Interesting, is it not, that so many other games can find other things to expand upon than the player character's prowess. Wealth is, after all, generally considered a reward in itself, while the accumulation of an army and the acquisition of territory provide suitable goal posts. Heck, all you do in the Sims is acquire money and build a house ... any upgrades to the actual participants are purely cosmetic.

So why is D&D so tunnel-minded? Why is it the party don't do the logical thing, the thing that every other logistics-minded game does? One would expect the party, having established itself in the hierarchy of the local kingdom, to build up it's army, pick a smaller enemy and proceed to conquest.

The party doesn't do it because there are no rules at all for this sort of play. Mass combat rules, to begin with, are shit from end to end, so that even the simplest of them still require a long, tedious strategic placement and a long, tedious plodding victory. There's no mechanic for "attack into next hex" to simply discover if one can seize it or not, and no mechanic to determine how much food or resources are there, how many of your army can they provide for and how practical it is to gather energy to attempt seizure of the NEXT hex.

Many parties joke about World Domination, but since no player's lifetime is long enough to attempt World Domination by the rules of the game, in truth everyone gives it up as a lost cause.

It is like Dan and Laurie the end of The Watchmen (the graphic novel makes this more stark than the film). Having killed so many people, Dr. Manhattan is off to create life on another planet, Ozymandias has the task of slowly guiding all of mankind in the right direction ... while Dan and Laurie are going to, well, go back to the same old business of catching local criminals, presumably. Nit-picky stuff. Like two soccer parents admitting they're not up for the big plays. The contextual dregs at the bottom of the adventure barrel.

Players in D&D opt for this because it's SMALL enough to be reconciled with their character's obvious abilities ... and, it must be said, with the lives they lead as actual people. The average player just isn't cut out for finding World Domination a desirable prospect. Managing the Foodway down the block is a big reach for them, since it means a lot of drab paperwork, employee relations and taking it on the chin when someone in the store fucks up. They're not built for responsibility. They'd rather play scrub with their friends than join a league. They'd rather cycle at the gym than on the open highway. Watching football is more fun than playing it.

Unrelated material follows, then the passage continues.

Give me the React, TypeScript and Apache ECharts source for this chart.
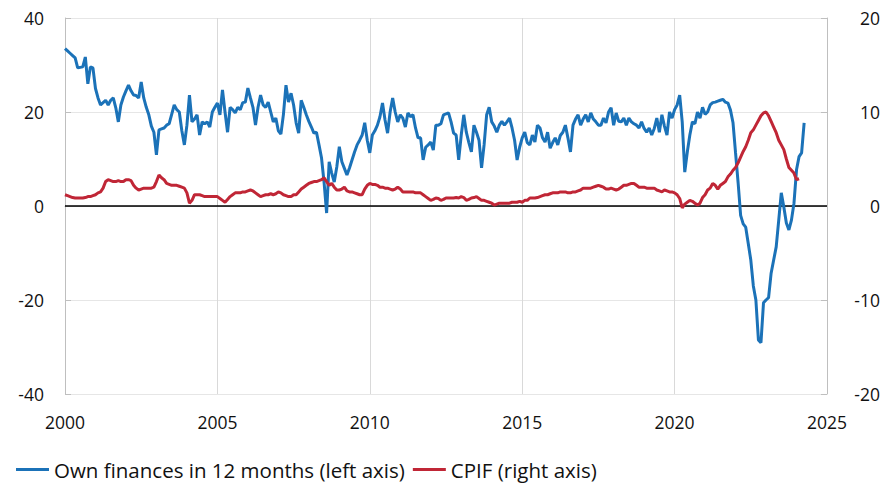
import React, { useEffect, useRef } from "react";
import * as echarts from "echarts";

const START_YEAR = 2000;
const xTickYears = [2000, 2005, 2010, 2015, 2020, 2025];
const seriesNames = ["Own finances in 12 months (left axis)", "CPIF (right axis)"];

// Monthly values from Jan 2000
const ownFinances = [
  33.5, 33, 32.5, 32, 31.5, 29.4, 29.5, 29.6, 31.7, 26, 29.6, 29.4,
  25, 23, 21.5, 22, 22.5, 21.5, 22.5, 23, 20.9, 17.9, 21.5, 23.2,
  24.5, 25.7, 24.5, 23.6, 23.5, 23, 26.4, 23, 21, 19.4, 17, 15.7,
  10.9, 16.2, 16.4, 16.6, 17.2, 17.5, 19.5, 21.5, 20.5, 20, 16, 13,
  17.2, 23.6, 17.9, 18.5, 19.4, 15.1, 17.9, 17.5, 17.9, 16.8, 20, 21,
  21.9, 19.4, 24.7, 20, 15.7, 21, 20.5, 19.8, 21, 20.5, 22, 22.1,
  25.1, 23, 21, 17.2, 21, 23.6, 21.5, 21, 22.1, 20, 17.9, 18.7,
  16, 15.3, 19.5, 25.7, 22.1, 24, 21.5, 17.7, 15.5, 22.5, 21, 19.4,
  18, 16.8, 15.5, 15.7, 13, 10.2, 5, -1.5, 9.4, 7, 5.1, 8.3,
  12.6, 9.4, 8, 6.6, 8.1, 9.8, 11.5, 13, 14, 15.1, 17.7, 14,
  11.3, 15.1, 16, 17.2, 19, 21.9, 18.3, 15.5, 20, 23, 20, 17.9,
  19.4, 18.7, 16.8, 19.8, 19, 19.4, 16.6, 14.5, 14.5, 9.8, 12.5, 13,
  13.6, 11.9, 17.2, 17.2, 17.5, 19.4, 19.6, 19.8, 17.9, 15.5, 15.1, 9.8,
  15.1, 19.4, 15.7, 13.5, 11.5, 17.2, 15.7, 14, 8.1, 13, 19.4, 21,
  17.9, 17, 15.7, 17.2, 18, 17.2, 17.9, 18.7, 16.6, 14, 9.8, 12.5,
  14.5, 15.7, 13.5, 13, 15.1, 13.6, 17.2, 16.6, 14.5, 13.6, 15.7, 12.3,
  13.5, 14.5, 13, 15, 15.7, 17.2, 14.5, 11.5, 17.2, 18.5, 19.4, 17.2,
  18.5, 19.4, 17.9, 19.8, 18.5, 17.9, 17.2, 17.2, 18.7, 17.7, 20, 20.9,
  17.2, 19.8, 18, 17.9, 18.7, 17.2, 18.7, 17.9, 17.5, 17.2, 16.6, 17.9,
  16.5, 15.7, 16.6, 15.1, 16.5, 18.7, 15.7, 19.4, 17, 15.1, 20, 18.7,
  20.5, 21.5, 23.6, 17.9, 7.2, 11.5, 15.1, 17.9, 17.5, 20, 18.7, 21,
  19.5, 20, 21.5, 22, 22.1, 22.3, 22.5, 22.7, 22.1, 21.9, 20.4, 17.7,
  11.3, 5, -2, -3.8, -4.5, -8, -11.5, -17, -20, -28.5, -29.1, -20.6,
  -20, -19.5, -14.3, -11.5, -8.7, -3, 2.8, -0.2, -3.6, -5.1, -3, 0.6,
  7.7, 10.5, 11.3, 17.7,
];

const cpif = [
  1.2, 1.1, 1.0, 0.9, 0.85, 0.85, 0.85, 0.85, 0.9, 1.0, 1.0, 1.1,
  1.2, 1.4, 1.5, 1.9, 2.6, 2.8, 2.7, 2.6, 2.6, 2.7, 2.6, 2.6,
  2.8, 2.8, 2.7, 2.2, 1.9, 1.7, 1.8, 1.9, 1.9, 1.9, 1.9, 2.0,
  2.6, 3.3, 3.0, 2.8, 2.4, 2.3, 2.2, 2.2, 2.2, 2.1, 2.0, 1.9,
  1.4, 0.3, 0.6, 1.2, 1.2, 1.2, 1.1, 1.0, 1.0, 1.0, 1.0, 1.0,
  1.0, 0.8, 0.6, 0.4, 0.7, 1.0, 1.2, 1.4, 1.4, 1.4, 1.5, 1.5,
  1.6, 1.7, 1.6, 1.4, 1.2, 1.0, 1.1, 1.2, 1.2, 1.3, 1.2, 1.3,
  1.5, 1.4, 1.2, 1.1, 1.0, 1.0, 1.2, 1.2, 1.5, 1.8, 2.0, 2.2,
  2.4, 2.5, 2.6, 2.6, 2.7, 2.8, 3.0, 2.6, 2.2, 2.4, 2.0, 1.7,
  1.7, 1.8, 2.0, 1.6, 1.5, 1.5, 1.4, 1.3, 1.2, 1.2, 1.8, 2.2,
  2.4, 2.3, 2.3, 2.2, 2.0, 2.0, 1.9, 1.9, 1.8, 1.7, 1.8, 2.0,
  1.8, 1.5, 1.5, 1.5, 1.5, 1.5, 1.4, 1.4, 1.4, 1.2, 1.0, 0.8,
  0.6, 0.7, 0.85, 0.8, 0.6, 0.7, 0.85, 0.85, 0.85, 0.85, 0.9, 0.85,
  1.0, 0.9, 0.6, 0.7, 0.85, 0.9, 1.0, 0.8, 0.6, 0.6, 0.5, 0.4,
  0.3, 0.1, 0.2, 0.3, 0.3, 0.3, 0.3, 0.3, 0.4, 0.4, 0.4, 0.5,
  0.4, 0.6, 0.6, 0.85, 0.85, 0.85, 0.9, 1.0, 1.1, 1.2, 1.2, 1.3,
  1.4, 1.4, 1.4, 1.5, 1.5, 1.5, 1.4, 1.4, 1.5, 1.5, 1.6, 1.7,
  1.9, 1.9, 1.9, 1.9, 2.0, 2.1, 2.2, 2.1, 2.0, 1.8, 1.8, 1.9,
  1.8, 1.7, 1.8, 2.0, 2.2, 2.2, 2.3, 2.4, 2.4, 2.2, 2.0, 2.0,
  2.0, 1.9, 1.9, 1.9, 1.9, 1.7, 1.6, 1.5, 1.7, 1.6, 1.5, 1.5,
  1.4, 1.2, 0.8, -0.2, 0.2, 0.4, 0.6, 0.5, 0.3, 0.1, 0.3, 0.9,
  1.2, 1.7, 1.9, 2.4, 2.2, 1.8, 2.2, 2.4, 2.6, 3.1, 3.4, 3.8,
  4.1, 4.6, 5.2, 5.8, 6.3, 7.0, 7.8, 8.1, 8.6, 9.1, 9.6, 9.9,
  10.0, 9.6, 9.0, 8.4, 7.8, 7.0, 6.5, 6.0, 5.0, 4.1, 3.8, 3.5,
  2.8, 2.9,
];

const BLUE = "#1b72b8";
const RED = "#c02636";
const AXIS_GRAY = "#bfbfbf";
const FONT = "Open Sans";

const toPoints = (arr: number[]) => arr.map((v, i) => [START_YEAR + i / 12, v]);

export default function App() {
  const ref = useRef<HTMLDivElement>(null);

  useEffect(() => {
    if (!ref.current) return;
    const chart = echarts.init(ref.current, undefined, { renderer: "svg" });
    const labelStyle = { color: "#111111", fontSize: 17.5, fontFamily: FONT };
    chart.setOption({
      animation: false,
      backgroundColor: "#ffffff",
      grid: { left: 65, right: 57, top: 18, bottom: 94, containLabel: false },
      legend: {
        left: 11,
        top: 454,
        icon: "rect",
        itemWidth: 33,
        itemHeight: 3,
        itemGap: 8,
        textStyle: { color: "#111111", fontSize: 20.5, fontFamily: FONT },
        data: seriesNames,
      },
      xAxis: {
        type: "value",
        min: xTickYears[0],
        max: xTickYears[xTickYears.length - 1],
        interval: 5,
        axisLine: { show: true, lineStyle: { color: AXIS_GRAY, width: 1 } },
        axisTick: { show: true, inside: true, length: 6, lineStyle: { color: AXIS_GRAY } },
        axisLabel: { ...labelStyle, margin: 19, formatter: (v: number) => String(v) },
        splitLine: { show: true, lineStyle: { color: "#d9d9d9", width: 1 } },
      },
      yAxis: [
        {
          type: "value",
          min: -40,
          max: 40,
          interval: 20,
          axisLine: { show: true, lineStyle: { color: AXIS_GRAY } },
          axisTick: { show: true, inside: true, length: 6, lineStyle: { color: AXIS_GRAY } },
          axisLabel: { ...labelStyle, margin: 21 },
          splitLine: { show: true, lineStyle: { color: "#e6e6e6", width: 1 } },
        },
        {
          type: "value",
          position: "right",
          min: -20,
          max: 20,
          interval: 10,
          axisLine: { show: true, lineStyle: { color: AXIS_GRAY } },
          axisTick: { show: true, inside: true, length: 6, lineStyle: { color: AXIS_GRAY } },
          axisLabel: { ...labelStyle, margin: 53, align: "right" },
          splitLine: { show: false },
        },
      ],
      series: [
        {
          name: seriesNames[0],
          type: "line",
          yAxisIndex: 0,
          data: toPoints(ownFinances),
          showSymbol: false,
          symbol: "none",
          lineStyle: { color: BLUE, width: 3 },
          itemStyle: { color: BLUE },
          z: 3,
          markLine: {
            silent: true,
            symbol: ["none", "none"],
            label: { show: false },
            lineStyle: { color: "#000000", width: 1.5, type: "solid" },
            data: [{ yAxis: 0 }],
            z: 1,
          },
        },
        {
          name: seriesNames[1],
          type: "line",
          yAxisIndex: 1,
          data: toPoints(cpif),
          showSymbol: false,
          symbol: "none",
          lineStyle: { color: RED, width: 3 },
          itemStyle: { color: RED },
          z: 4,
        },
      ],
    });
    return () => chart.dispose();
  }, []);

  return (
    <div
      ref={ref}
      style={{ position: "fixed", left: 0, top: 0, width: 884, height: 488, background: "#fff" }}
    />
  );
}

The gentle reader gets the idea.

So for the most part, where it comes to the game, keeping track of how much supplies one has and where they're coming from, and how much the people of this village or that town like or dislike me, that's all very well when a game like Civilization IV handles those remote details for me ... but I'd rather not do it myself, thank you very much. That's the sentiment you the DM are marching uphill against. Your players just don't care.

Not to beat the drum on Civ IV (though I always do, it's just too good a metaphor for the things that D&D overlooks), but there is an accessible aspect to playing that game that also exists in D&D. In Civ IV it's obvious ... in D&D, it's grossly under-contemplated. That being that the game offers as much as you're willing to micromanage.

You can get down into the grittiness of the game and keep track of every city's health and happiness, carefully managing the various resources and trade routes, slowing down the game so that you can minutely apply the power of your workers and builds to the highest level of efficiency, in which case you can play the game at the God Level ... or you can decide to say, "fuck all that noise" and set the game at Warlord, where such details just don't matter as much in actually winning the game. It is up to you how hard you want this game to be.

Between all the bullshit editions wars and what the game is or isn't, or what a DM should do or not do, and all that endless bitching about all those unsolvable issues, D&D really comes down to how much are you prepared to work. After five years writing cheek & jowl with the gaming community, I've come to realize that there will never be solidarity, for no other reason than that there are SO MANY people playing the game who are ineffably lazy, and righteously so. Righteously to the extreme. And why not, from their perspective? The game sets on the Settler level, where all the monsters are killable and all the treasure is kewl ... so if I want to play it on the Settler level, then screw the world. My friends and I like it there.

I think where my issues arise would be in that there is hardly a setting above the Settler level. Warrior level, surely, and perhaps I've done enough work to justify calling my game the Warlord setting. But this is work I've done on my own, not something the community cares about, and certainly not anything the various corporate powers that be can bother themselves to address. They're still debating on how the rules should be written, and what rules to write.

It's been 40 years of that now. Can you bring to mind any other game, organization, agenda or conception that, after forty years, without any outside influence, still cannot come to a single point or question that isn't still subject to ad hoc changes on the whim of whomever might happen to be in charge this month?

No. Neither can I.

Before anyone can play a Settler Campaign (which is clearly far above the "Settler Level"), there's a lot of hard work in front of the DM game enough to try. And I don't think there are that many of us out there. I am game. And I'm going to continue to map out my journey to get to that place as best I can, no matter how many details or adjustments to the game I have to invent from whole cloth in order to make such a thing possible. In the beginning, with the whole internet available, I expected to find some help. I'm wiser now. I hope, however, that I can be of help to anyone reading this.

So no, I don't expect that any of you have adjudicated or run in a proper settler campaign. There are going to be a lot of things I'll write about in the upcoming Civilization posts that are going to suggest things that have NEVER been done in a campaign, mine included. But one has to start somewhere. One has to find someway to achieve a God Setting in the game.